## AIM OF THE TASK
Begin with the first line and repeat exactly through the line containing "from matplotlib.transforms import offset_copy"; leave every image out.

## DATA EXTRACT
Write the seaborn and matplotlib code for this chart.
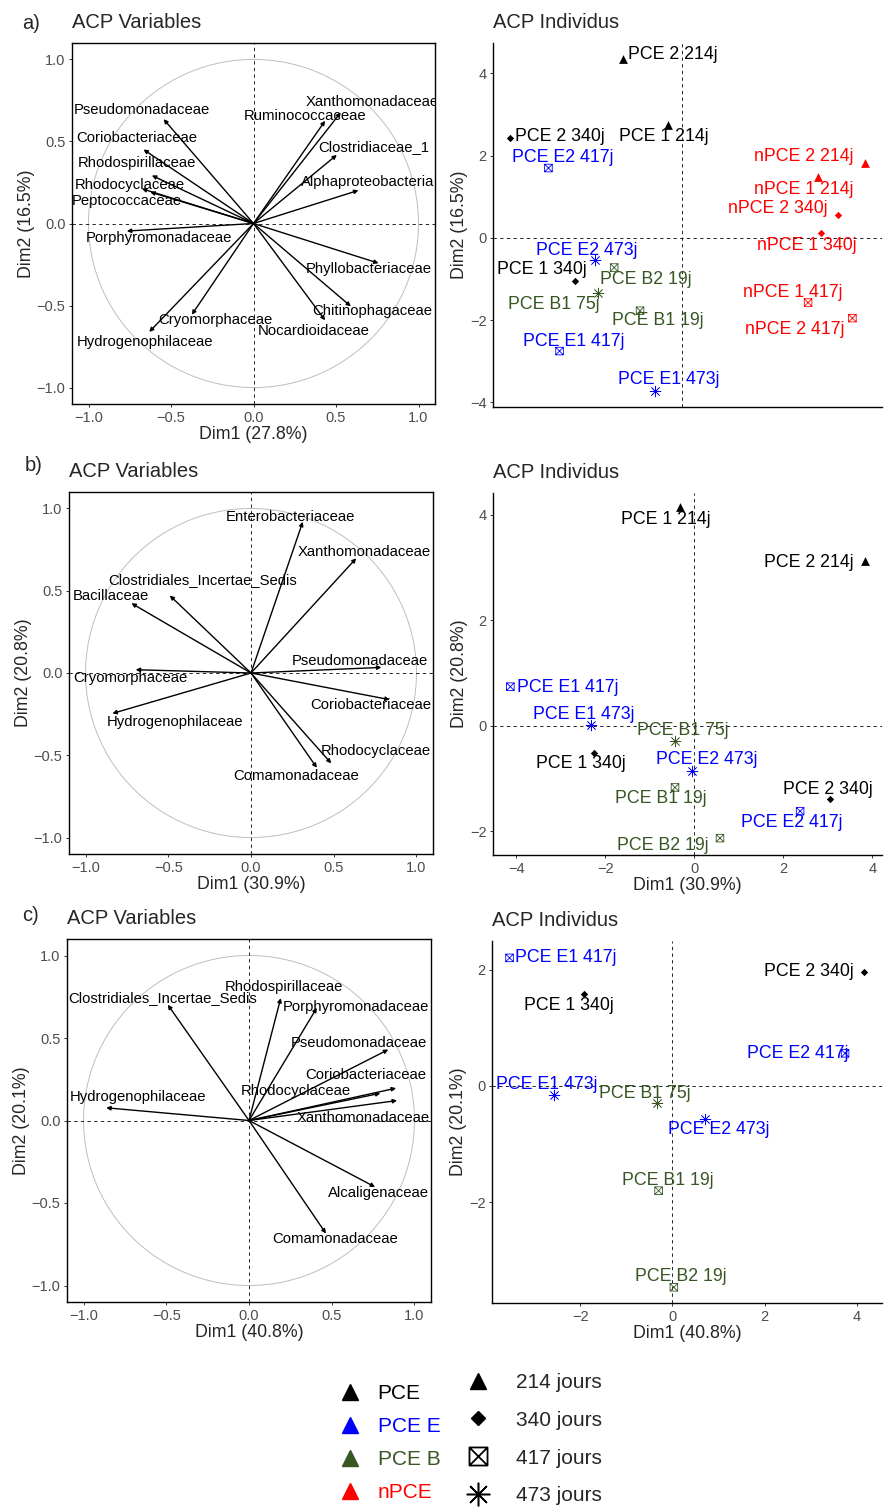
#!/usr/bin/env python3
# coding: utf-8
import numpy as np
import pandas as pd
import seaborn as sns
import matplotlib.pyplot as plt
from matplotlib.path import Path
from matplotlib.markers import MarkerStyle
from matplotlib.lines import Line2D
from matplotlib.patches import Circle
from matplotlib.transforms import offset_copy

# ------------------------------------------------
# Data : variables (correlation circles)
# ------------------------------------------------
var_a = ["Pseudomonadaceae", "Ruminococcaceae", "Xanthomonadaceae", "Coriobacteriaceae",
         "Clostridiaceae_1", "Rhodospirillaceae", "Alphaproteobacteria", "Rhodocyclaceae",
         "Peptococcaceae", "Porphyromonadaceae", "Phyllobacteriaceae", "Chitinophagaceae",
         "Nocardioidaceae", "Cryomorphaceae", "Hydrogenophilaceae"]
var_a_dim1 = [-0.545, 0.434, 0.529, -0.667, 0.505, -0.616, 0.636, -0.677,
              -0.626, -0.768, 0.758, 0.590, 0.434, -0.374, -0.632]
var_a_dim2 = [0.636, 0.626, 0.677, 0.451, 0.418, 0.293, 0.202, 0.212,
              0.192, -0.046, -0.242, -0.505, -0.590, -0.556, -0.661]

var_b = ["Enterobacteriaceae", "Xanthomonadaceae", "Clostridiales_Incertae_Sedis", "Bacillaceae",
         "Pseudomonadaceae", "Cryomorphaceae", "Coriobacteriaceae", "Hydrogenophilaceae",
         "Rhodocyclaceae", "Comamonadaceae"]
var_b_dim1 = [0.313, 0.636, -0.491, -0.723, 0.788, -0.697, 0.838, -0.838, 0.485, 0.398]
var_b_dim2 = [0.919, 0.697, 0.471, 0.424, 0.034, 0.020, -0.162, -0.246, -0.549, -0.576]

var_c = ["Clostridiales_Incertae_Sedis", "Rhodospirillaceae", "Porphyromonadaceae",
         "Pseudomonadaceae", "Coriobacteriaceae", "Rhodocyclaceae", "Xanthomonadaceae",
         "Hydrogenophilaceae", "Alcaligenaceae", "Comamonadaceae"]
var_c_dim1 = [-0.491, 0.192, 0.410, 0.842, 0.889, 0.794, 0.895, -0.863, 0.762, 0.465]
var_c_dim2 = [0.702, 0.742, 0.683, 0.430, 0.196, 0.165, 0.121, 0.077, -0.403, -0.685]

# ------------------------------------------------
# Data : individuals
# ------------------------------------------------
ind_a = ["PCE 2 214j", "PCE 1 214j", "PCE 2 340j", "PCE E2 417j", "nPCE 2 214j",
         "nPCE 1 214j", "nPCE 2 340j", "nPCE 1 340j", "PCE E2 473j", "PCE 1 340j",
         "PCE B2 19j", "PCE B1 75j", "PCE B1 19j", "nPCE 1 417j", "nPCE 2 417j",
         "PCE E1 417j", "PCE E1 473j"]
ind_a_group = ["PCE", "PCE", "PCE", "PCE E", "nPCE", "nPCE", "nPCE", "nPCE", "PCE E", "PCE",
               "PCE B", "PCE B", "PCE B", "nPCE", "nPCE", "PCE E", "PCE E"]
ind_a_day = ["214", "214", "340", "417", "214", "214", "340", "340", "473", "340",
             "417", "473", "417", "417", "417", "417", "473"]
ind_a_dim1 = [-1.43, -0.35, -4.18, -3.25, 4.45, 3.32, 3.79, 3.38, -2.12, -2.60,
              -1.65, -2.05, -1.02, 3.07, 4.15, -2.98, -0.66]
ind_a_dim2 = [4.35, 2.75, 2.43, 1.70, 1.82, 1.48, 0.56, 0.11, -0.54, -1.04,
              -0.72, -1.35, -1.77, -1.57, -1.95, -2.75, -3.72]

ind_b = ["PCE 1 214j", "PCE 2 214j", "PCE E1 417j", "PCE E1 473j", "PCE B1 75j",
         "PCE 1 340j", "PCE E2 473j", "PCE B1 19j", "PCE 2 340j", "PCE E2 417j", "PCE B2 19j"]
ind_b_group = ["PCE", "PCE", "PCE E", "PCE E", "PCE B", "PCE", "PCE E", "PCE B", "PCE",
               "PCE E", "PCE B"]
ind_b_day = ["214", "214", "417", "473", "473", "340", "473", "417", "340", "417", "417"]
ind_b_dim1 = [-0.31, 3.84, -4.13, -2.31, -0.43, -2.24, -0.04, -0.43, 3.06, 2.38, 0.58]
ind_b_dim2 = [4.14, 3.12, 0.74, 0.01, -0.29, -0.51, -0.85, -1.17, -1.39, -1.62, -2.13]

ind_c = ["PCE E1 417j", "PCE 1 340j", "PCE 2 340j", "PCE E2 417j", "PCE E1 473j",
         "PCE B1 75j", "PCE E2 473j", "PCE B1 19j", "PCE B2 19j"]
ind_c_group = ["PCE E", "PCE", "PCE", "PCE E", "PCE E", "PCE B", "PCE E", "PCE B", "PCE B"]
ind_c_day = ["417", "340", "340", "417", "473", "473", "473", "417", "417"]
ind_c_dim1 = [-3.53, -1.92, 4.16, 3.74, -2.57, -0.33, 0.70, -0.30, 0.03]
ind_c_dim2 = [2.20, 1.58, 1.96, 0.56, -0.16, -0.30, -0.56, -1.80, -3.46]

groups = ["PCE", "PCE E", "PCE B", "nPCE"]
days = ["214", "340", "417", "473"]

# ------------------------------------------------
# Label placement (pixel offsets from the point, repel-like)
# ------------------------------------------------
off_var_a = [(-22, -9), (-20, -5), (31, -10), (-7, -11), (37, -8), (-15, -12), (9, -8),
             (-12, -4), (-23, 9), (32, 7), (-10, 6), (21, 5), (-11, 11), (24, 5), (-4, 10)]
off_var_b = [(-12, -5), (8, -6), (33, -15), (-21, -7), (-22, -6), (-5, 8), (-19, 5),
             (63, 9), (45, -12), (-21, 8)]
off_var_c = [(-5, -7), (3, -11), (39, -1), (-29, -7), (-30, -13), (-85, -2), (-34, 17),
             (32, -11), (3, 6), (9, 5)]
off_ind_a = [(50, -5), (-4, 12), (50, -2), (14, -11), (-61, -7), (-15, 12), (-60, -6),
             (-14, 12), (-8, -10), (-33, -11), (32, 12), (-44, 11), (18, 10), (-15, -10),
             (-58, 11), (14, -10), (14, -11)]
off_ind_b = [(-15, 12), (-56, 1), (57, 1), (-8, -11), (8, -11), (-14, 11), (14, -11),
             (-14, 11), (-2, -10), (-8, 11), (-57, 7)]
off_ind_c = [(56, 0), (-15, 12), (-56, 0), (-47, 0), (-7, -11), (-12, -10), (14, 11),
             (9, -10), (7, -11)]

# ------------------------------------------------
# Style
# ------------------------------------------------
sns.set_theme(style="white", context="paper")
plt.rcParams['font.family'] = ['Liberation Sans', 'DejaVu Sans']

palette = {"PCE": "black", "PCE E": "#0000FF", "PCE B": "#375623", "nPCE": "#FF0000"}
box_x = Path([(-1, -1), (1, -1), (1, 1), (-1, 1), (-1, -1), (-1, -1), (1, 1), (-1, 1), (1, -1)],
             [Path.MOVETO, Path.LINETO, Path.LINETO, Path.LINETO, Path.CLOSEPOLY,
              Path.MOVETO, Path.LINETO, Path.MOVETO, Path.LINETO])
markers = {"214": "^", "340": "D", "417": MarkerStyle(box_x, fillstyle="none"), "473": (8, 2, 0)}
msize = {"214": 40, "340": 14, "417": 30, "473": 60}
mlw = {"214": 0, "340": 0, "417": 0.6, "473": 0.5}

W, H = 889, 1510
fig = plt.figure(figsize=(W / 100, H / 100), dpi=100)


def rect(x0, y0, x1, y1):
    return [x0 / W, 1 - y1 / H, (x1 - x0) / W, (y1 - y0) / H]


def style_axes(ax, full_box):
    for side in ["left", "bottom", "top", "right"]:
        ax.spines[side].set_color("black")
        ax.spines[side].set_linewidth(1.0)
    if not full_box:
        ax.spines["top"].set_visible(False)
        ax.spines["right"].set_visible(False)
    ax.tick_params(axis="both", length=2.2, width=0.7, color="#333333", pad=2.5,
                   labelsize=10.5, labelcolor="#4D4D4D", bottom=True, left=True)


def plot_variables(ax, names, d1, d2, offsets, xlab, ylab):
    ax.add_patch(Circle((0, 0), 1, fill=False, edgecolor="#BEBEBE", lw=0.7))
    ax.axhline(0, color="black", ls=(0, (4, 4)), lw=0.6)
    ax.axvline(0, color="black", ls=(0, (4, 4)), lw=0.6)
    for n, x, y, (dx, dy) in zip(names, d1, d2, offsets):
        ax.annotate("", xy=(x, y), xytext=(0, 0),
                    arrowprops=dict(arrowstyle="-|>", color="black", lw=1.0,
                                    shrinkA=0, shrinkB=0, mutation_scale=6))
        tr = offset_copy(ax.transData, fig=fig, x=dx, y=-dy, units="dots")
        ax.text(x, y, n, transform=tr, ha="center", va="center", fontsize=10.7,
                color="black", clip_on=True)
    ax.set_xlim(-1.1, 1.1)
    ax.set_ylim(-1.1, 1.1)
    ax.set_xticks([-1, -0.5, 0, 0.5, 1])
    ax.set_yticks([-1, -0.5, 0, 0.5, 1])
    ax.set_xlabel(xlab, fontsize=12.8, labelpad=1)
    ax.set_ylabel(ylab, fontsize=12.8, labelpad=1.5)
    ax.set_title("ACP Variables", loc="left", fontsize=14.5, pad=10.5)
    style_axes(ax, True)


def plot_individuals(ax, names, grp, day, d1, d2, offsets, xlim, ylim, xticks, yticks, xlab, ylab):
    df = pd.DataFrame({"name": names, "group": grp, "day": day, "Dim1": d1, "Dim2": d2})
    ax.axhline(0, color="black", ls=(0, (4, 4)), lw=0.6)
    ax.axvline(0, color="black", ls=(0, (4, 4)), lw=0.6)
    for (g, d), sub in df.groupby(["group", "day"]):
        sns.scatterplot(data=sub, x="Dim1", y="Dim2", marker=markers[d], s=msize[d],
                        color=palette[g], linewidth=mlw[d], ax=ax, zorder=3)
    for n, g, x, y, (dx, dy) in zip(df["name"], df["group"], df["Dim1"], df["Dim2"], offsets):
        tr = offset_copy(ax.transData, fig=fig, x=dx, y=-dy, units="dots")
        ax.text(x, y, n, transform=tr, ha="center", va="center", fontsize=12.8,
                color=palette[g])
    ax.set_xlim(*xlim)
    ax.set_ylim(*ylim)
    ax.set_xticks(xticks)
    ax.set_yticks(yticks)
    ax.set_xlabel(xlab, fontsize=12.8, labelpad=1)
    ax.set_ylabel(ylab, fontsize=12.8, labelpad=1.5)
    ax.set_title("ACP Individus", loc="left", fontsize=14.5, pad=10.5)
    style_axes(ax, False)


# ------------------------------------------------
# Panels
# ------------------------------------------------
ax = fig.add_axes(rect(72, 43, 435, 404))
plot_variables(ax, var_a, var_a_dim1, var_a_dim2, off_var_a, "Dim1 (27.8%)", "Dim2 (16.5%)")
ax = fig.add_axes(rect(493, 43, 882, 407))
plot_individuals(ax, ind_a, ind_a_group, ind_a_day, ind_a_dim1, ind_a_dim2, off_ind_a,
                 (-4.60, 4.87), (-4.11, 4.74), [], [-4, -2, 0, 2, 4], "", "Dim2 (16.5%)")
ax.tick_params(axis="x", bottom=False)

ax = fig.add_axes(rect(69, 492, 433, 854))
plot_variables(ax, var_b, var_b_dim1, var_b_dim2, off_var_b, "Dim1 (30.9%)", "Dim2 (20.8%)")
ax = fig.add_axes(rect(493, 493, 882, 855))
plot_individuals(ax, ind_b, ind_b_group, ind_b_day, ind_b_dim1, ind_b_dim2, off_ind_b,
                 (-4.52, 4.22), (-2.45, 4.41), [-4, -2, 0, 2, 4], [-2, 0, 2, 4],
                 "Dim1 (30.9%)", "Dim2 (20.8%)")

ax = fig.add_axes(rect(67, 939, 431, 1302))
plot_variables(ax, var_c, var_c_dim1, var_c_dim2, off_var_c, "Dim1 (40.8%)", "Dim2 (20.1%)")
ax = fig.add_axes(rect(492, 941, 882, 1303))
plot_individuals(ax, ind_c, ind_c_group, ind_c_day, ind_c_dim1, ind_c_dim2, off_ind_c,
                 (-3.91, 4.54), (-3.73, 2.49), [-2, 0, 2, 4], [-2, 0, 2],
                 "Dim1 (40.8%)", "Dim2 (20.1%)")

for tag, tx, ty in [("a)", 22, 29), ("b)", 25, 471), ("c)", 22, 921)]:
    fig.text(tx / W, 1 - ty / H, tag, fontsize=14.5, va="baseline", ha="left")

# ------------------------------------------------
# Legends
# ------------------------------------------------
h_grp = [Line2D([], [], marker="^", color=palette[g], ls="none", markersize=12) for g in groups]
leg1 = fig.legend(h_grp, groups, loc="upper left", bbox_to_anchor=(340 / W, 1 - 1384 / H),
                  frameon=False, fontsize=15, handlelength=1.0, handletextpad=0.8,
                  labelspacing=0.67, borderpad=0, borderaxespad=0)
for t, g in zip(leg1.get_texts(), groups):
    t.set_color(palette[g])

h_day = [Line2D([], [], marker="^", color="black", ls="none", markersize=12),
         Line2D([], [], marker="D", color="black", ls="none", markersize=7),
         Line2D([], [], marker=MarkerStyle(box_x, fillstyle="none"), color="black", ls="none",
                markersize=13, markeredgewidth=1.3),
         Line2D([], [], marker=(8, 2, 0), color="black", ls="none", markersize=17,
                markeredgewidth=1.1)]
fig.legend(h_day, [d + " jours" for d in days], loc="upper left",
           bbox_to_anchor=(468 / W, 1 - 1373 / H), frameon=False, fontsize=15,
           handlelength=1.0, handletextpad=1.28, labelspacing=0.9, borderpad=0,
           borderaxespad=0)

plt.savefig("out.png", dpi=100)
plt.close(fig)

## WRITTEN RESPONSE
Write the seaborn and matplotlib code for this chart.
#!/usr/bin/env python3
# coding: utf-8
import numpy as np
import pandas as pd
import seaborn as sns
import matplotlib.pyplot as plt
from matplotlib.path import Path
from matplotlib.markers import MarkerStyle
from matplotlib.lines import Line2D
from matplotlib.patches import Circle
from matplotlib.transforms import offset_copy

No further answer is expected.